Si susseguono storie fatte di pura poesia e suoni medio-orientali. Storie di passione, ricordi, malinconia, terre lontane … ma anche storie di the e consonanti. Storie che affascinano per la loro semplicità e che, allo stesso tempo, illuminano con la loro interiorità.
Le parole, supportate dalla musica di Carlo Guaitoli al piano, Jamal Oussini al violino, Gianluca Ruggeri alle percussioni, Alfred Hajar al bouzuq e Ramzi Abueedwan alla viola, restano sospese tra passato e presente, tra memoria e scoperta.
L’inizio del concerto, l’origine di questa “Essenza del reale”… è paragonabile all’incipit di un sogno. E’ come se, contemporaneamente, si assistesse a un delirio creativo e a una festa di suoni mediterranei.

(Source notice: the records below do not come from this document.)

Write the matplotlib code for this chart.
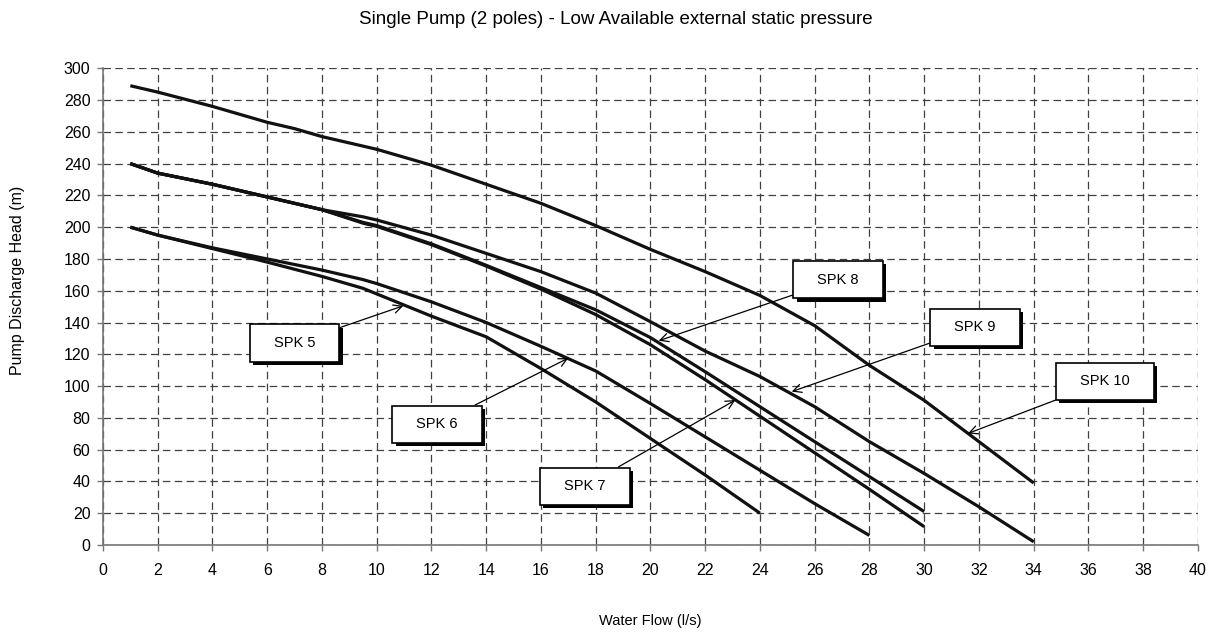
import matplotlib
matplotlib.use("Agg")
import matplotlib.pyplot as plt
from matplotlib import patheffects
from matplotlib.path import Path

# ---- data ----
spk5_x = [1, 2, 4, 6, 8, 9.5, 10, 12, 14, 16, 18, 20, 22, 24]
spk5_y = [200, 195, 186.5, 178, 169, 161.5, 158, 144, 131, 111, 90, 67, 44, 20]

spk6_x = [1, 2, 4, 6, 8, 9.5, 10, 12, 14, 16, 18, 20, 22, 24, 26, 28]
spk6_y = [200, 195, 187, 180, 173, 167, 164.5, 153, 140, 125, 109.5, 89, 68, 47, 26, 6]

spk7_x = [1, 2, 4, 6, 8, 9.5, 10, 12, 14, 16, 18, 20, 22, 24, 26, 28, 30]
spk7_y = [240, 234, 227, 219, 211, 202.5, 200.5, 189, 175.5, 161, 145, 126, 104, 81, 58, 35, 11.5]

spk8_x = [1, 2, 4, 6, 8, 9.5, 10, 12, 14, 16, 18, 20, 22, 24, 26, 28, 30]
spk8_y = [240, 234, 227, 219, 211, 203, 201, 189.5, 176, 162, 148, 130.5, 109, 87, 65, 43, 21]

spk9_x = [1, 2, 4, 6, 8, 9.5, 10, 12, 14, 16, 18, 20, 22, 24, 26, 28, 30, 32, 34]
spk9_y = [240, 234, 227, 219, 211, 206.5, 204.5, 195, 183.5, 172, 158.5, 140.5, 122, 106, 87, 65, 45, 24, 2]

spk10_x = [1, 2, 4, 6, 7, 8, 9.5, 10, 12, 14, 16, 18, 20, 22, 24, 26, 28, 30, 32, 34]
spk10_y = [289, 285, 276, 266, 262, 257, 251, 249, 239, 227, 215, 201, 186, 172, 157, 138, 113, 91, 65, 39]

curves = [(spk5_x, spk5_y), (spk6_x, spk6_y), (spk7_x, spk7_y),
          (spk8_x, spk8_y), (spk9_x, spk9_y), (spk10_x, spk10_y)]

labels = ["SPK 5", "SPK 6", "SPK 7", "SPK 8", "SPK 9", "SPK 10"]
# where the arrow points (on the curve) and where the label box sits
arrow_tips = [(10.97, 150.5), (17.0, 117.6), (23.1, 91.2), (20.3, 128.5), (25.16, 96.5), (31.6, 70.2)]
label_pos = [(7.0, 127), (12.2, 76), (17.6, 37), (26.85, 167), (31.85, 137), (36.6, 103)]

x_ticks = list(range(0, 41, 2))
y_ticks = list(range(0, 301, 20))

NARROW = ["Liberation Sans Narrow", "Liberation Sans", "DejaVu Sans"]
REGULAR = ["Liberation Sans", "DejaVu Sans"]


def label_box(x0, y0, width, height, mutation_size):
    # wider than tall, like the hand-drawn boxes in the original
    padx = 1.65 * mutation_size
    pady = 0.8 * mutation_size
    x0, y0 = x0 - padx, y0 - pady
    x1, y1 = x0 + width + 2 * padx, y0 + height + 2 * pady
    return Path([(x0, y0), (x1, y0), (x1, y1), (x0, y1), (x0, y0)],
                closed=True)


fig = plt.figure(figsize=(12.14, 6.32), dpi=100)
ax = fig.add_axes([0.0848, 0.1377, 0.902, 0.7543])

for xs, ys in curves:
    ax.plot(xs, ys, color="#111111", lw=2.3, solid_capstyle="butt", zorder=3)

ax.set_xlim(0, 40)
ax.set_ylim(0, 300)
ax.set_xticks(x_ticks)
ax.set_yticks(y_ticks)
ax.grid(True, color="#404040", lw=0.9, linestyle=(0, (6, 3.5)))
ax.set_axisbelow(True)

for s in ["top", "right"]:
    ax.spines[s].set_visible(False)
for s in ["left", "bottom"]:
    ax.spines[s].set_color("#777777")
    ax.spines[s].set_linewidth(1.2)

ax.tick_params(direction="out", length=4, width=1, color="#777777",
               labelsize=11.5, pad=5)
for lab in ax.get_xticklabels() + ax.get_yticklabels():
    lab.set_family(REGULAR)
ax.tick_params(axis="x", pad=9)

ax.set_ylabel("Pump Discharge Head (m)", fontsize=11.5, family=REGULAR, labelpad=16)
ax.yaxis.set_label_coords(-0.071, 0.556)
ax.set_xlabel("Water Flow (l/s)", fontsize=10.5, family=NARROW, labelpad=26)
fig.suptitle("Single Pump (2 poles) - Low Available external static pressure",
             fontsize=13.5, family=NARROW, x=0.507, y=0.983, va="top")

for text, tip, pos in zip(labels, arrow_tips, label_pos):
    ann = ax.annotate(text, xy=tip, xytext=pos, ha="center", va="center",
                      fontsize=10.5, family=NARROW, zorder=5,
                      bbox=dict(boxstyle=label_box, fc="white", ec="black", lw=1.2),
                      arrowprops=dict(arrowstyle="->", color="black", lw=0.9,
                                      shrinkA=0, shrinkB=0,
                                      mutation_scale=15))
    ann.get_bbox_patch().set_path_effects([
        patheffects.SimplePatchShadow(offset=(2.5, -2.5), shadow_rgbFace="black", alpha=1),
        patheffects.Normal()])

fig.savefig("out.png", dpi=100)
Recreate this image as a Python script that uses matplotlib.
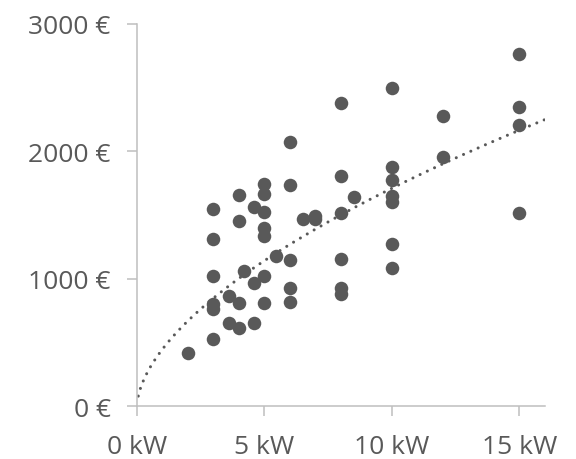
import matplotlib.pyplot as plt
import numpy as np

# power (kW) and price (EUR) of each installation
power_kw = [2,
            3, 3, 3, 3, 3, 3,
            3.6, 3.6,
            4, 4, 4, 4,
            4.2,
            4.6, 4.6, 4.6,
            5, 5, 5, 5, 5, 5, 5,
            5.45,
            6, 6, 6, 6, 6,
            6.5,
            7, 7,
            8, 8, 8, 8, 8, 8,
            8.5,
            10, 10, 10, 10, 10, 10, 10,
            12, 12,
            15, 15, 15, 15]
price_eur = [415,
             1545, 1310, 1020, 800, 760, 525,
             860, 650,
             1655, 1450, 810, 610,
             1060,
             1565, 965, 655,
             1745, 1665, 1520, 1395, 1335, 1020, 810,
             1180,
             2070, 1735, 1145, 930, 820,
             1470,
             1470, 1490,
             2380, 1810, 1515, 1155, 930, 880,
             1640,
             2495, 1880, 1775, 1650, 1605, 1275, 1080,
             2275, 1955,
             2765, 2350, 2205, 1515]

x_ticks = [0, 5, 10, 15]
x_labels = ["0 kW", "5 kW", "10 kW", "15 kW"]
y_ticks = [0, 1000, 2000, 3000]
y_labels = ["0 €", "1000 €", "2000 €", "3000 €"]

grey = "#595959"
axis_grey = "#bfbfbf"

plt.rcParams["font.family"] = ["Open Sans", "DejaVu Sans"]

# power trendline, fitted on log-log
px = np.array(power_kw, dtype=float)
py = np.array(price_eur, dtype=float)
b, log_a = np.polyfit(np.log(px), np.log(py), 1)
xt = np.linspace(0.05, 16, 300)
yt = np.exp(log_a) * xt ** b

fig = plt.figure(figsize=(5.76, 4.6), dpi=100)
ax = fig.add_axes([0.2378, 0.1152, 0.7082, 0.8305])

ax.scatter(px, py, s=95, color=grey, linewidths=0, zorder=3)
ax.plot(xt, yt, color=grey, lw=2.2, linestyle=(0, (0.01, 2.6)),
        dash_capstyle="round", zorder=2)

ax.set_xlim(0, 16)
ax.set_ylim(0, 3000)
ax.set_xticks(x_ticks)
ax.set_xticklabels(x_labels)
ax.set_yticks(y_ticks)
ax.set_yticklabels(y_labels)

for side in ["top", "right"]:
    ax.spines[side].set_visible(False)
for side in ["left", "bottom"]:
    ax.spines[side].set_color(axis_grey)
    ax.spines[side].set_linewidth(1.1)
ax.tick_params(axis="both", colors=axis_grey, width=1.1, length=7,
               labelcolor=grey, labelsize=19)
ax.tick_params(axis="y", pad=12)
ax.tick_params(axis="x", pad=13)

fig.savefig("out.png", dpi=100)
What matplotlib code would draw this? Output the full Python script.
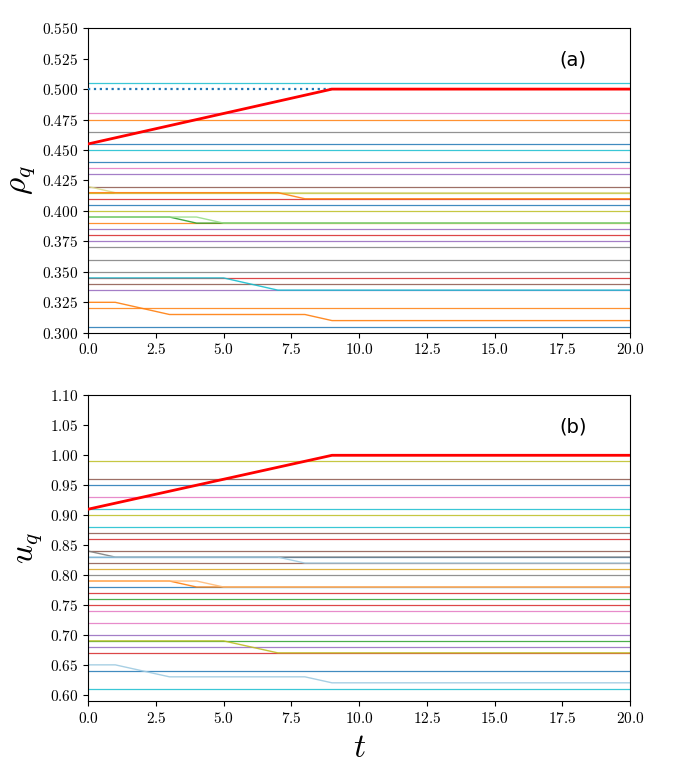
import numpy as np
import matplotlib
matplotlib.use('Agg')
import matplotlib.pyplot as plt
from matplotlib.ticker import FuncFormatter

plt.rcParams['mathtext.fontset'] = 'cm'

# time axis
t_end = 20.0

# panel (a): flat levels and their colours
rho_levels = [0.505, 0.48, 0.475, 0.465, 0.455, 0.45, 0.44, 0.435, 0.43, 0.42,
              0.415, 0.41, 0.405, 0.40, 0.39, 0.385, 0.38, 0.375, 0.37, 0.36,
              0.35, 0.345, 0.34, 0.335, 0.32, 0.305]
rho_colors = ['tab:cyan', 'tab:pink', 'tab:orange', 'tab:gray', 'tab:blue', 'tab:cyan',
              'tab:blue', 'tab:pink', 'tab:purple', 'tab:brown', 'tab:olive', 'tab:red',
              'tab:blue', 'tab:olive', 'tab:orange', 'tab:purple', 'tab:red', 'tab:purple',
              'tab:gray', 'tab:gray', 'tab:gray', 'tab:red', 'tab:brown', 'tab:purple',
              'tab:orange', 'tab:blue']

# panel (a): levels that move
rho_moving_t = [[0, 1, 20], [0, 7, 8, 20], [0, 3, 4, 20], [0, 4, 5, 20],
                [0, 5, 7, 20], [0, 1, 3, 8, 9, 20]]
rho_moving_v = [[0.42, 0.415, 0.415], [0.415, 0.415, 0.41, 0.41],
                [0.395, 0.395, 0.39, 0.39], [0.395, 0.395, 0.39, 0.39],
                [0.345, 0.345, 0.335, 0.335], [0.325, 0.325, 0.315, 0.315, 0.31, 0.31]]
rho_moving_c = ['#dbdb8d', 'tab:orange', 'tab:green', '#98df8a', 'tab:cyan', 'tab:orange']

rho_red_t = [0, 9, 20]
rho_red_v = [0.455, 0.5, 0.5]
rho_dotted = 0.5

# panel (b)
u_levels = [0.99, 0.96, 0.95, 0.93, 0.91, 0.90, 0.88, 0.87, 0.86, 0.84, 0.83, 0.82,
            0.81, 0.80, 0.78, 0.77, 0.76, 0.75, 0.74, 0.72, 0.70, 0.69, 0.68, 0.67,
            0.64, 0.61]
u_colors = ['tab:olive', 'tab:brown', 'tab:blue', 'tab:pink', 'tab:cyan', 'tab:olive',
            'tab:cyan', 'tab:brown', 'tab:red', 'tab:brown', 'tab:blue', 'tab:brown',
            'goldenrod', 'tab:gray', 'tab:blue', 'tab:red', 'tab:green', 'tab:red',
            'tab:pink', 'tab:pink', 'tab:purple', 'tab:green', 'tab:purple', 'tab:red',
            'tab:blue', 'tab:cyan']

u_moving_t = [[0, 1, 20], [0, 7, 8, 20], [0, 3, 4, 20], [0, 4, 5, 20],
              [0, 5, 7, 20], [0, 1, 3, 8, 9, 20]]
u_moving_v = [[0.84, 0.83, 0.83], [0.83, 0.83, 0.82, 0.82],
              [0.79, 0.79, 0.78, 0.78], [0.79, 0.79, 0.78, 0.78],
              [0.69, 0.69, 0.67, 0.67], [0.65, 0.65, 0.63, 0.63, 0.62, 0.62]]
u_moving_c = ['tab:gray', '#9ecae1', 'tab:orange', '#ffbb78', 'tab:olive', '#9ecae1']

u_red_t = [0, 9, 20]
u_red_v = [0.91, 1.0, 1.0]


def draw_panel(ax, levels, colors, mov_t, mov_v, mov_c, red_t, red_v):
    for v, c in zip(levels, colors):
        ax.plot([0, t_end], [v, v], color=c, lw=0.9, alpha=0.85)
    for tt, vv, c in zip(mov_t, mov_v, mov_c):
        ax.plot(tt, vv, color=c, lw=1.0, alpha=0.9)
    ax.plot(red_t, red_v, color='red', lw=2.0, zorder=5)


fig = plt.figure(figsize=(7.0, 7.83), dpi=100)
ax1 = fig.add_axes([0.126, 0.575, 0.774, 0.389])
ax2 = fig.add_axes([0.126, 0.105, 0.774, 0.390])

draw_panel(ax1, rho_levels, rho_colors, rho_moving_t, rho_moving_v, rho_moving_c,
           rho_red_t, rho_red_v)
ax1.plot([0, 9], [rho_dotted, rho_dotted], color='tab:blue', lw=1.6, ls=':', zorder=4)
draw_panel(ax2, u_levels, u_colors, u_moving_t, u_moving_v, u_moving_c,
           u_red_t, u_red_v)

ax1.set_xlim(0, 20)
ax1.set_ylim(0.3, 0.55)
ax1.set_yticks(np.arange(0.300, 0.5501, 0.025))
ax1.yaxis.set_major_formatter(FuncFormatter(lambda v, p: f'${v:.3f}$'))
ax1.set_ylabel(r'$\rho_q$', fontsize=24)
ax1.text(0.895, 0.895, '(a)', transform=ax1.transAxes, fontsize=14,
         family='DejaVu Sans', ha='center', va='center')

ax2.set_xlim(0, 20)
ax2.set_ylim(0.59, 1.10)
ax2.set_yticks(np.arange(0.60, 1.1001, 0.05))
ax2.yaxis.set_major_formatter(FuncFormatter(lambda v, p: f'${v:.2f}$'))
ax2.set_ylabel(r'$u_q$', fontsize=24)
ax2.set_xlabel(r'$t$', fontsize=24)
ax2.text(0.895, 0.895, '(b)', transform=ax2.transAxes, fontsize=14,
         family='DejaVu Sans', ha='center', va='center')

for ax in (ax1, ax2):
    ax.set_xticks(np.arange(0, 20.01, 2.5))
    ax.xaxis.set_major_formatter(FuncFormatter(lambda v, p: f'${v:.1f}$'))
    ax.tick_params(labelsize=11)

fig.savefig('out.png', dpi=100)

D’altronde da “Diwan” ci aspettavamo di tutto: Diwan in arabo significa “dogana”, ma anche “canzoniere”. Battiato sul palco ha tracciato e poi valicato confini, ma soprattutto ha fatto rivivere poeti grazie ai loro versi sopravvissuti al tempo. Tra tutti ricordiamo l’arabo-siciliano Ibn-Hamdis, l’esule innamorato delle forme e dei colori siciliani.
Grazie a queste nuove sonorità, Battiato però ha fatto rivivere anche se stesso. Moltissime delle canzoni storiche che ha riproposto, infatti, hanno notevolmente superato le previsioni: “Lode all’inviolato”, “L’animale” e il famoso brano che lo rese celebre in Kurdistan “Strade dell’est” sono solo tre dei pezzi in scaletta che hanno accarezzato singolarmente l’animo di ogni spettatore.
L’impatto emotivo provocato da musica e parole ha lasciato tutti senza fiato. Ecco che la sua musica compie un miracolo, o sarebbe meglio dire che è Battiato stesso il miracolo.
Dopo più di un’ora e mezzo di spettacolo, il Maestro ha abbandonato la scena e con lui sembravano essere andati via anche tutti i musicisti. Il pubblico si aspettava tornasse sul palco per un semplice bis e invece il poeta della musica italiana ha continuato a stupire.
Per chiudere la serata, infatti, ha riproposto a sorpresa tutti quei brani che, fan o meno, vorrebbero ascoltare a un suo concerto. La versione piano e voce de “La cura” ha fatto rivivere simultaneamente al pubblico la miriade di emozioni scaturite da ogni singolo brano proposto fino a quel momento.
Gli spettatori hanno meditato, pregato, sofferto, amato e superato le correnti gravitazionali insieme a Battiato. E’ stato facile per tutti sentirsi “esseri speciali”, mentre l’immenso cantautore per cinque “eterni minuti” si è preso cura di noi.
Il pubblico partenopeo ha inoltre richiesto un assaggio di “Era de Maggio” a cui il maestro non si è sottratto, nonostante non ricordasse tutte le parole.
Per finire, Battiato ha poi deciso di riportare indietro le anime, svegliarle dal sonno in cui la sua musica le aveva fatte finire. E così, il maestro dopo quasi due ore di viaggio meditativo ininterrotto intona “Voglio vederti danzare”.
Il pubblico è in deliro, l’Augusteo non sembra più essere un teatro. La platea si riversa sotto al palco e Battiato accoglie ogni spettatore con affetto: canta, firma autografi e abbraccia i fan. Inoltre, tutti ballano e ridono con lui…
Nonostante l’atmosfera sia completamente cambiata, la strada percorsa fino a quel momento ci ha portato a raggiungere vette di intensità difficili da esprimere a parole. Il concerto sarà pure finito, ma nessuno dimenticherà tanto facilmente il viaggio spazio – temporale dal quale tutti sono appena tornati.